Profile Image for Oriana.
Author 2 books3,589 followers
February 10, 2010
The Slide is undoubtedly a great book. It hovers somewhat close to a magnificent book, and lots of people obviously think it gets there. But for me it was only almost.

It's a bit hard to explain why I think this is so. I mean, this is a book written to appeal almost directly to me, for one thing. It's practically about me, or at least plenty of people I know. The hero is Potter Mays, upper-middle class disaffected overly smart kid who just graduated college and has (somewhat) sheepishly moved back in with his parents -- just for the moment, of course, while he figures out what he's doing next. He's constantly thrust into the midst of everyone he went to high school with, many of whom are on the cusp of being successful, either financially or familially. It's summer, and he spends most of his time having semi-awkward exchanges with his parents or retreating to his best friend's poolhouse to get stoned.

So this is a nice, easy plot, right? A calm slacker bildungsroman, sort of, where the too-smart hero watches all the douchebags he used to know flitter around getting douchier, while he tries to figure out why he's not yet living the rarefied life he was destined for.

Not quite.

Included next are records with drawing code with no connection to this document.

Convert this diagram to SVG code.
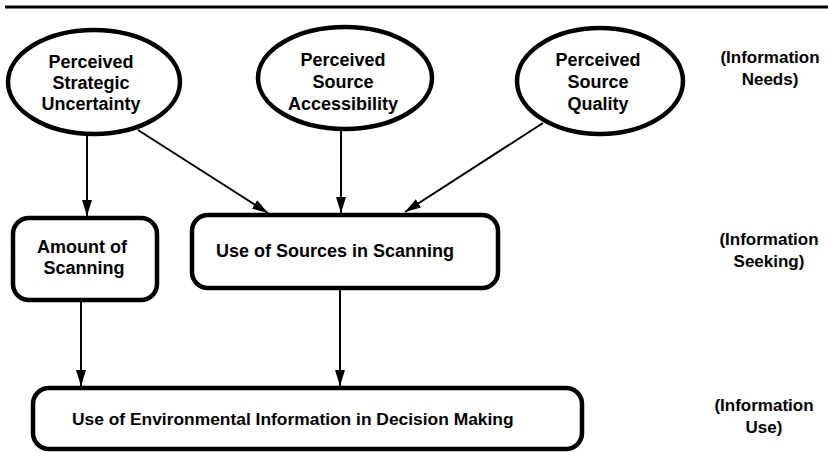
<svg xmlns="http://www.w3.org/2000/svg" width="828" height="452" viewBox="0 0 828 452">
<defs>
<marker id="arr" markerUnits="userSpaceOnUse" markerWidth="18" markerHeight="12" refX="16" refY="5" orient="auto">
<path d="M0,0 L16,5 L0,10 z" fill="#000"/>
</marker>
<style>
.node{fill:#fff;stroke:#000;stroke-width:4.5}
.t{font-family:"Liberation Sans",Arial,sans-serif;font-weight:bold;font-size:18px;fill:#000;text-anchor:middle}
.lbl{font-family:"Liberation Sans",Arial,sans-serif;font-weight:bold;font-size:17px;fill:#000;text-anchor:middle}
.edge{stroke:#000;stroke-width:2;fill:none;marker-end:url(#arr)}
</style>
</defs>
<rect width="828" height="452" fill="#fff"/>
<line x1="5" y1="7" x2="828" y2="7" stroke="#000" stroke-width="3"/>

<g id="connectors">
<line class="edge" x1="87" y1="135" x2="87" y2="216"/>
<line class="edge" x1="138" y1="130" x2="268" y2="213"/>
<line class="edge" x1="341" y1="129" x2="341" y2="213"/>
<line class="edge" x1="543" y1="123" x2="405" y2="212"/>
<line class="edge" x1="81" y1="300" x2="81" y2="386"/>
<line class="edge" x1="340" y1="288" x2="340" y2="386"/>
</g>

<g id="n-uncertainty">
<ellipse class="node" cx="94" cy="82" rx="86" ry="52"/>
<text class="t" x="91" y="68">Perceived</text>
<text class="t" x="91" y="89">Strategic</text>
<text class="t" x="91" y="110">Uncertainty</text>
</g>
<g id="n-accessibility">
<ellipse class="node" cx="345" cy="78" rx="87" ry="51"/>
<text class="t" x="343" y="66">Perceived</text>
<text class="t" x="343" y="88">Source</text>
<text class="t" x="343" y="110">Accessibility</text>
</g>
<g id="n-quality">
<ellipse class="node" cx="600" cy="81" rx="83" ry="53"/>
<text class="t" x="598" y="66">Perceived</text>
<text class="t" x="598" y="88">Source</text>
<text class="t" x="598" y="110">Quality</text>
</g>
<g id="n-amount">
<rect class="node" x="13" y="218" width="144" height="82" rx="16"/>
<text class="t" x="82" y="253">Amount of</text>
<text class="t" x="84" y="274">Scanning</text>
</g>
<g id="n-sources">
<rect class="node" x="192" y="215" width="306" height="73" rx="16"/>
<text class="t" x="335" y="257">Use of Sources in Scanning</text>
</g>
<g id="n-use">
<rect class="node" x="33" y="388" width="549" height="61" rx="16"/>
<text class="t" x="72" y="425" style="text-anchor:start;font-size:17.4px">Use of Environmental Information in Decision Making</text>
</g>

<g id="labels">
<text class="lbl" x="770" y="63">(Information</text>
<text class="lbl" x="770" y="85">Needs)</text>
<text class="lbl" x="769" y="245">(Information</text>
<text class="lbl" x="769" y="267">Seeking)</text>
<text class="lbl" x="764" y="411">(Information</text>
<text class="lbl" x="764" y="433">Use)</text>
</g>
</svg>
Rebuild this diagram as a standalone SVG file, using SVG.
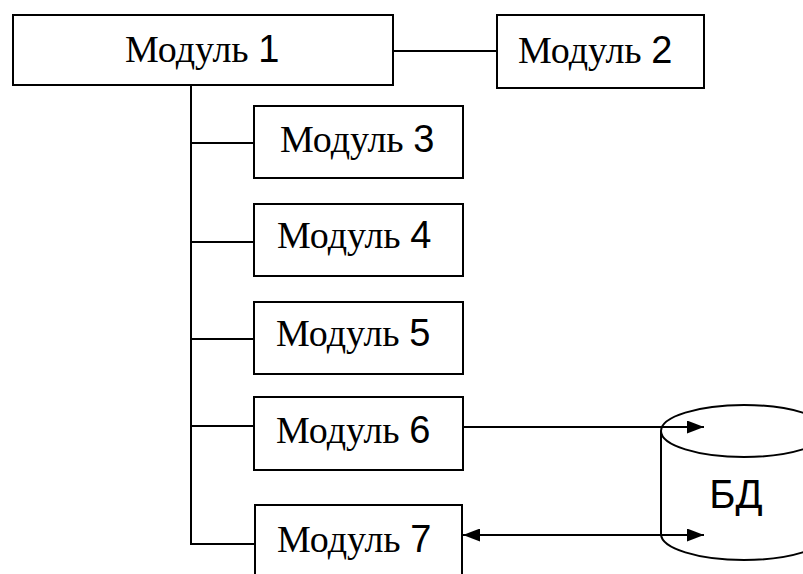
<svg xmlns="http://www.w3.org/2000/svg" width="803" height="574" viewBox="0 0 803 574">
<style>
.box{fill:#fff;stroke:#000;stroke-width:2}
.lbl{font-family:"Liberation Serif","Times New Roman",serif;font-size:38px;fill:#000}
.num{font-family:"Liberation Sans",Arial,sans-serif}
.con{fill:none;stroke:#000;stroke-width:2}
.db{fill:#fff;stroke:#000;stroke-width:2}
.dbt{font-family:"Liberation Sans",Arial,sans-serif;font-size:40px;fill:#000}
</style>
<defs>
<marker id="ah" viewBox="0 0 17 13" refX="17" refY="6.5" markerWidth="17" markerHeight="13" markerUnits="userSpaceOnUse" orient="auto-start-reverse">
<path d="M0,0 L17,6.5 L0,13 Z" fill="#000"/>
</marker>
</defs>
<g id="db">
<path class="db" d="M661,431 L661,534 A83,26 0 0 0 827,534 L827,431"/>
<ellipse class="db" cx="744" cy="431" rx="83" ry="26"/>
<text class="dbt" x="736" y="508" text-anchor="middle">БД</text>
</g>
<g id="connectors">
<line class="con" x1="393" y1="51" x2="497" y2="51"/>
<polyline class="con" points="191,85 191,544 255,544"/>
<line class="con" x1="191" y1="143" x2="254" y2="143"/>
<line class="con" x1="191" y1="242" x2="254" y2="242"/>
<line class="con" x1="191" y1="339" x2="254" y2="339"/>
<line class="con" x1="191" y1="426" x2="254" y2="426"/>
<line class="con" x1="463" y1="427" x2="704" y2="427" marker-end="url(#ah)"/>
<line class="con" x1="463" y1="535" x2="704" y2="535" marker-start="url(#ah)" marker-end="url(#ah)"/>
</g>
<g id="m1"><rect class="box" x="13" y="15" width="380" height="70"/><text class="lbl" x="125" y="62">Модуль <tspan class="num">1</tspan></text></g>
<g id="m2"><rect class="box" x="497" y="15" width="207" height="73"/><text class="lbl" x="518" y="63">Модуль <tspan class="num">2</tspan></text></g>
<g id="m3"><rect class="box" x="254" y="106" width="209" height="72"/><text class="lbl" x="280" y="152">Модуль <tspan class="num">3</tspan></text></g>
<g id="m4"><rect class="box" x="254" y="204" width="209" height="72"/><text class="lbl" x="277" y="248">Модуль <tspan class="num">4</tspan></text></g>
<g id="m5"><rect class="box" x="254" y="302" width="209" height="72"/><text class="lbl" x="276" y="346">Модуль <tspan class="num">5</tspan></text></g>
<g id="m6"><rect class="box" x="254" y="397" width="209" height="73"/><text class="lbl" x="276" y="443">Модуль <tspan class="num">6</tspan></text></g>
<g id="m7"><rect class="box" x="255" y="505" width="207" height="80"/><text class="lbl" x="277" y="552">Модуль <tspan class="num">7</tspan></text></g>
</svg>
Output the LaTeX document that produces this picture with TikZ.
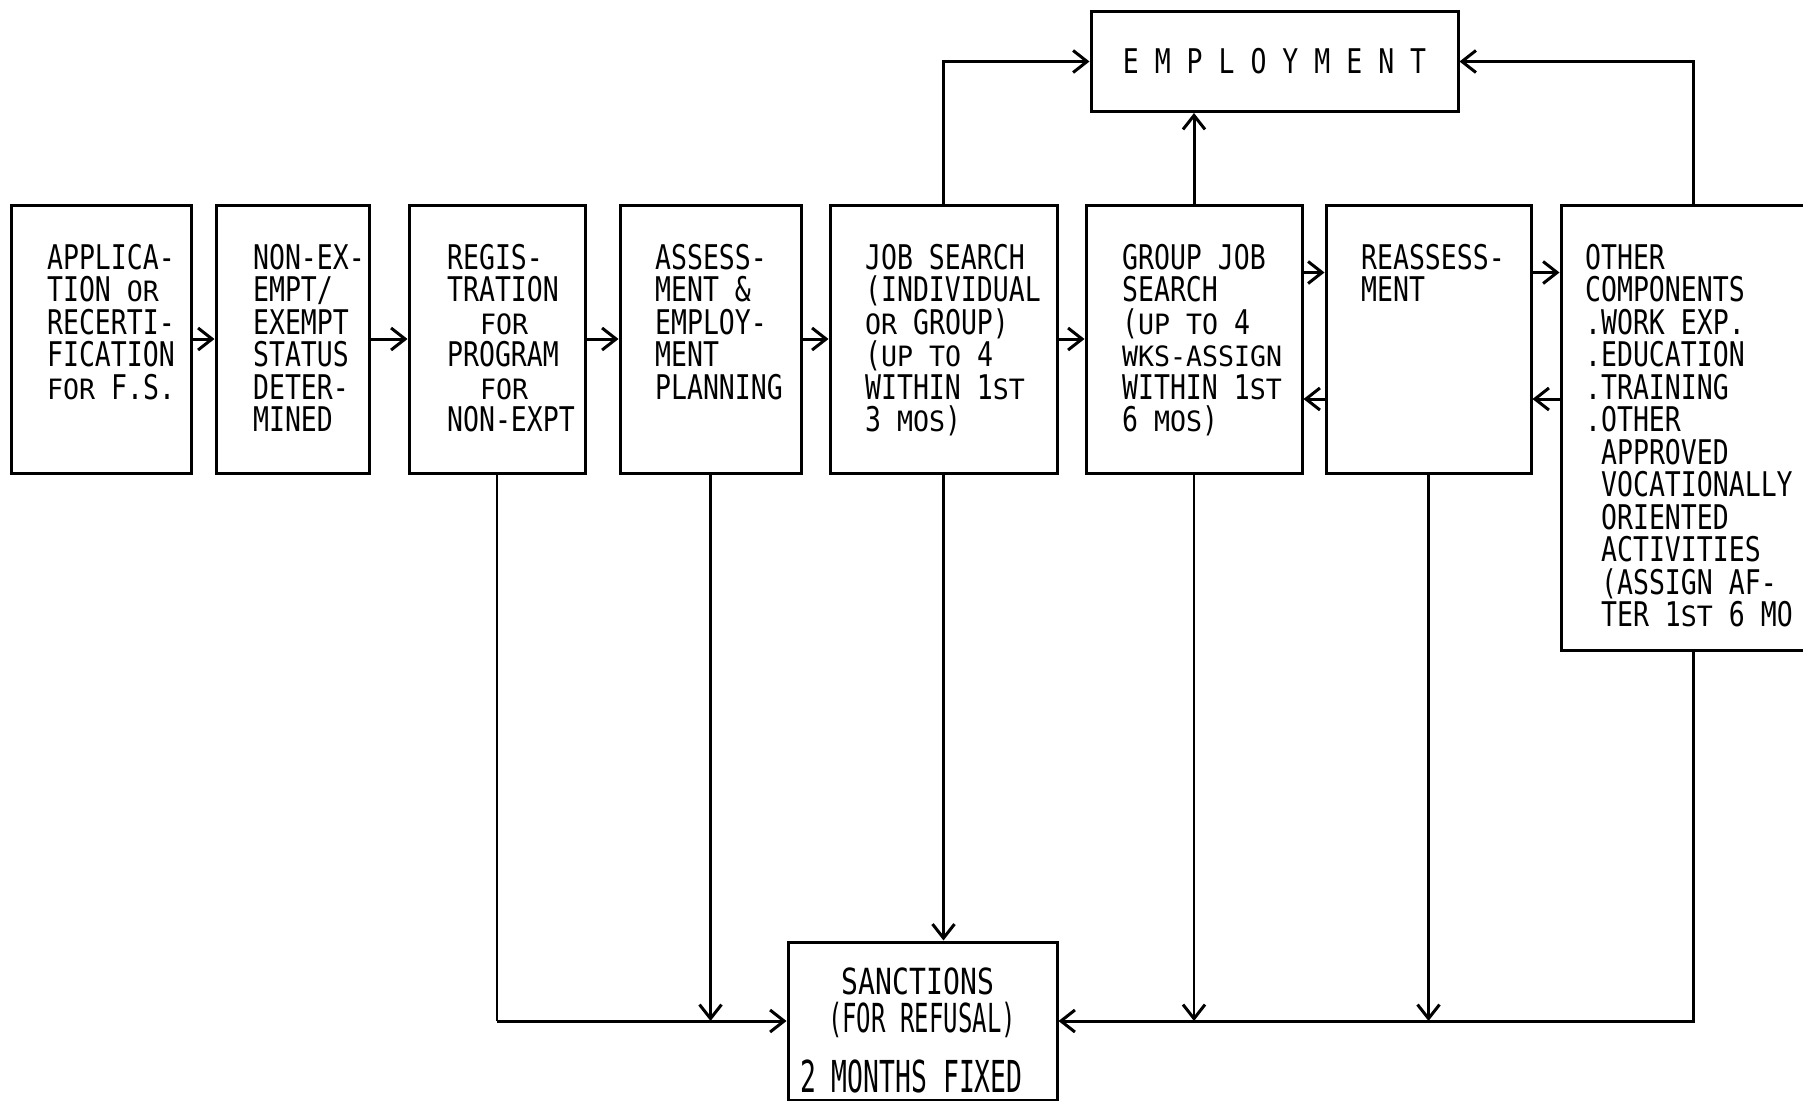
\documentclass[tikz,border=0pt]{standalone}
\usepackage{fontspec}
\usetikzlibrary{arrows.meta}
\newfontfamily\typer{DejaVu Sans Mono}[FakeStretch=0.78]
\newfontfamily\smtyper{DejaVu Sans Mono}[FakeStretch=0.95]
\newfontfamily\narrowtyper{DejaVu Sans Mono}[FakeStretch=0.6]
\newcommand{\sm}[1]{{\smtyper\fontsize{28}{32.5}\selectfont #1}}

\tikzset{every picture/.style={line width=2.2pt}}
\tikzset{
	stage/.style={draw, line width=3pt, inner sep=0pt, minimum height=268pt},
	stagetext/.style={anchor=north west, inner sep=0pt, align=left, font=\typer\fontsize{34}{32.5}\selectfont},
	flow/.style={line width=3pt, -{Straight Barb[length=14pt,width=22pt]}},
	drop/.style={line width=2.2pt, -{Straight Barb[length=14pt,width=22pt,line width=3pt]}}
}

\begin{document}
\begin{tikzpicture}[x=1pt,y=1pt,yscale=-1,xscale=1]
	\useasboundingbox (0,0) rectangle (1803,1100);

	%Shape: Rectangles
	\node[stage, minimum width=179.5pt] (app) at (101.25,339) {};
	\node[stage, minimum width=153pt] (stat) at (292.5,339) {};
	\node[stage, minimum width=176pt] (reg) at (497,339) {};
	\node[stage, minimum width=181pt] (asm) at (710.5,339) {};
	\node[stage, minimum width=227pt] (job) at (943.5,339) {};
	\node[stage, minimum width=216pt] (grp) at (1194,339) {};
	\node[stage, minimum width=205pt] (rea) at (1428.5,339) {};
	\node[stage, minimum width=264pt, minimum height=445pt] (oth) at (1693,427.5) {};
	\node[stage, minimum width=367pt, minimum height=100pt, font=\typer\fontsize{34}{32.5}\selectfont] (emp) at (1274.5,61.5) {E M P L O Y M E N T};
	\node[stage, minimum width=269pt, minimum height=158pt] (san) at (922.5,1021) {};

	% Text Node
	\node[stagetext] (appt) at (46,243) {APPLICA-\\TION \sm{OR}\\RECERTI-\\FICATION\\\sm{FOR} F.S.};
	% Text Node
	\node[stagetext] (statt) at (252,243) {NON-EX-\\EMPT/\\EXEMPT\\STATUS\\DETER-\\MINED};
	% Text Node
	\node[stagetext] (regt) at (446,243) {REGIS-\\TRATION\\\hspace*{33pt}\sm{FOR}\\PROGRAM\\\hspace*{33pt}\sm{FOR}\\NON-EXPT};
	% Text Node
	\node[stagetext] (asmt) at (654,243) {ASSESS-\\MENT \&\\EMPLOY-\\MENT\\PLANNING};
	% Text Node
	\node[stagetext] (jobt) at (864,243) {JOB SEARCH\\(INDIVIDUAL\\\sm{OR} GROUP)\\(\sm{UP TO} 4\\WITHIN 1\sm{ST}\\3 \sm{MOS})};
	% Text Node
	\node[stagetext] (grpt) at (1121,243) {GROUP JOB\\SEARCH\\(\sm{UP TO} 4\\\sm{WKS-ASSIGN}\\WITHIN 1\sm{ST}\\6 \sm{MOS})};
	% Text Node
	\node[stagetext] (reat) at (1360,243) {REASSESS-\\MENT};
	% Text Node
	\node[stagetext] (otht) at (1584,243) {OTHER\\COMPONENTS\\.WORK EXP.\\.EDUCATION\\.TRAINING\\.OTHER\\\hspace*{16pt}APPROVED\\\hspace*{16pt}VOCATIONALLY\\\hspace*{16pt}ORIENTED\\\hspace*{16pt}ACTIVITIES\\\hspace*{16pt}(ASSIGN AF-\\\hspace*{16pt}TER 1\sm{ST} 6 MO};
	% Text Node
	\node[anchor=base, inner sep=0pt, font=\typer\fontsize{36}{36}\selectfont] (sana) at (918,994) {SANCTIONS};
	% Text Node
	\node[anchor=base, inner sep=0pt, font=\narrowtyper\fontsize{40}{40}\selectfont] (sanb) at (922,1032) {(FOR REFUSAL)};
	% Text Node
	\node[anchor=base west, inner sep=0pt, font=\narrowtyper\fontsize{44}{44}\selectfont] (sanc) at (799,1092) {2 MONTHS FIXED};

	\coordinate (up) at (0,272.5);
	\coordinate (lo) at (0,399);

	%Straight Lines
	\draw[flow] (app.east) -- (stat.west);
	\draw[flow] (stat.east) -- (reg.west);
	\draw[flow] (reg.east) -- (asm.west);
	\draw[flow] (asm.east) -- (job.west);
	\draw[flow] (job.east) -- (grp.west);
	\draw[flow] (grp.east |- up) -- (rea.west |- up);
	\draw[flow] (rea.west |- lo) -- (grp.east |- lo);
	\draw[flow] (rea.east |- up) -- (oth.west |- up);
	\draw[flow] (oth.west |- lo) -- (rea.east |- lo);

	%Straight Lines
	\draw[flow] (job.north) |- (emp.west);
	\draw[flow] (grp.north) -- (grp.north |- emp.south);
	\draw[flow] (oth.north) |- (emp.east);

	%Straight Lines
	\draw (reg.south) -- (reg.south |- san.west);
	\draw[flow] (reg.south |- san.west) -- (san.west);
	\draw[drop] (asm.south) -- (asm.south |- san.west);
	\draw[drop] (job.south) -- (job.south |- san.north);
	\draw[drop] (grp.south) -- (grp.south |- san.east);
	\draw[drop] (rea.south) -- (rea.south |- san.east);
	\draw[flow] (oth.south) |- (san.east);

\end{tikzpicture}
\end{document}
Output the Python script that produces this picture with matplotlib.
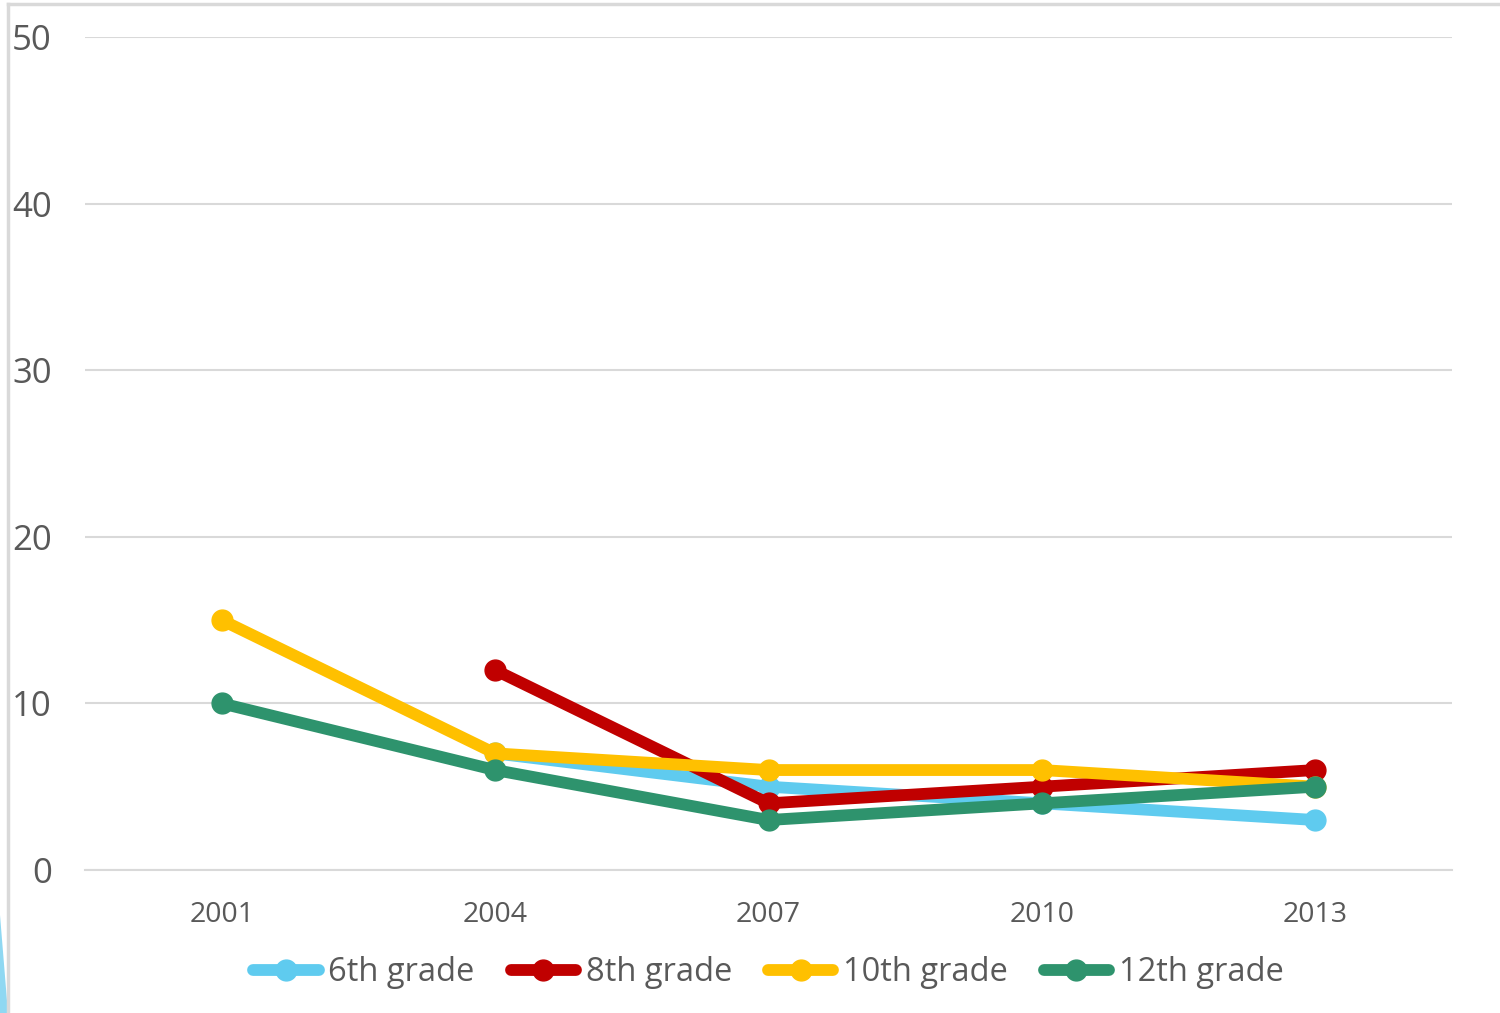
import numpy as np
import matplotlib.pyplot as plt
from matplotlib.lines import Line2D
from matplotlib.patches import Polygon

years = ["2001", "2004", "2007", "2010", "2013"]
grade6 = [np.nan, 7, 5, 4, 3]
grade8 = [np.nan, 12, 4, 5, 6]
grade10 = [15, 7, 6, 6, 5]
grade12 = [10, 6, 3, 4, 5]

series = [
    ("6th grade", grade6, "#5FCBEF"),
    ("8th grade", grade8, "#C00000"),
    ("10th grade", grade10, "#FFC000"),
    ("12th grade", grade12, "#2E936D"),
]

plt.rcParams['font.family'] = ['Open Sans', 'DejaVu Sans']

fig = plt.figure(figsize=(15, 10.13), dpi=100)
ax = fig.add_axes([85/1500, 1 - 870/1013, (1452-85)/1500, (870-37)/1013])

x = np.arange(len(years))
for name, vals, col in series:
    ax.plot(x, vals, color=col, lw=8.5, marker='o', markersize=15,
            label=name, solid_capstyle='round', solid_joinstyle='round')

ax.set_xlim(-0.5, 4.5)
ax.set_ylim(0, 50)
ax.set_yticks(range(0, 51, 10))
ax.set_xticks(x)
ax.set_xticklabels(years)
ax.yaxis.grid(True, color="#D9D9D9", lw=1.5)
ax.set_axisbelow(True)
for s in ["top", "right", "left"]:
    ax.spines[s].set_visible(False)
ax.spines["bottom"].set_color("#D9D9D9")
ax.spines["bottom"].set_linewidth(1.5)
ax.tick_params(axis='both', length=0, colors="#595959")
ax.tick_params(axis='y', labelsize=25, pad=24)
ax.tick_params(axis='x', labelsize=20.5, pad=22)

leg = ax.legend(loc='upper center', bbox_to_anchor=(0.5, -0.068), ncol=4,
                frameon=False, fontsize=23.5, handlelength=2.0, handletextpad=0.3,
                columnspacing=1.1, labelcolor="#595959")

# frame and decoration around the slide
fig.add_artist(Line2D([8/1500, 8/1500], [0, 1 - 4/1013], transform=fig.transFigure,
                      color="#D9D9D9", lw=2.5))
fig.add_artist(Line2D([8/1500, 1], [1 - 4/1013, 1 - 4/1013], transform=fig.transFigure,
                      color="#D9D9D9", lw=2.5))
fig.add_artist(Polygon([[0, 1 - 915/1013], [8/1500, 0], [0, 0]], closed=True,
                       transform=fig.transFigure, color="#8FD8F2", lw=0))

fig.savefig("out.png", dpi=100)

There are a few kinks in the predictable plot arc which occur early and are carried through. Without being too spoiler-y, two of them are that Potter's girlfriend is on a European backpacking trip without him -- with their bisexual friend, actually -- doing who knows what with who knows whom, and sending Potter sporadic pictures and packages that don't ever reveal their meaning. So much of the book is filtered through Potter's questions about how much -- and if -- he really loves / loved Audrey, and what he will do when she comes back.

Another hitch is that Potter had an older brother who died as a young child. I don't want to discuss this much more, because there is a lot of the plot that hinges on this, and Freddy's effects on the characters are startling, chilling, and often beautifully sad. I leave the readers to discover these for themselves.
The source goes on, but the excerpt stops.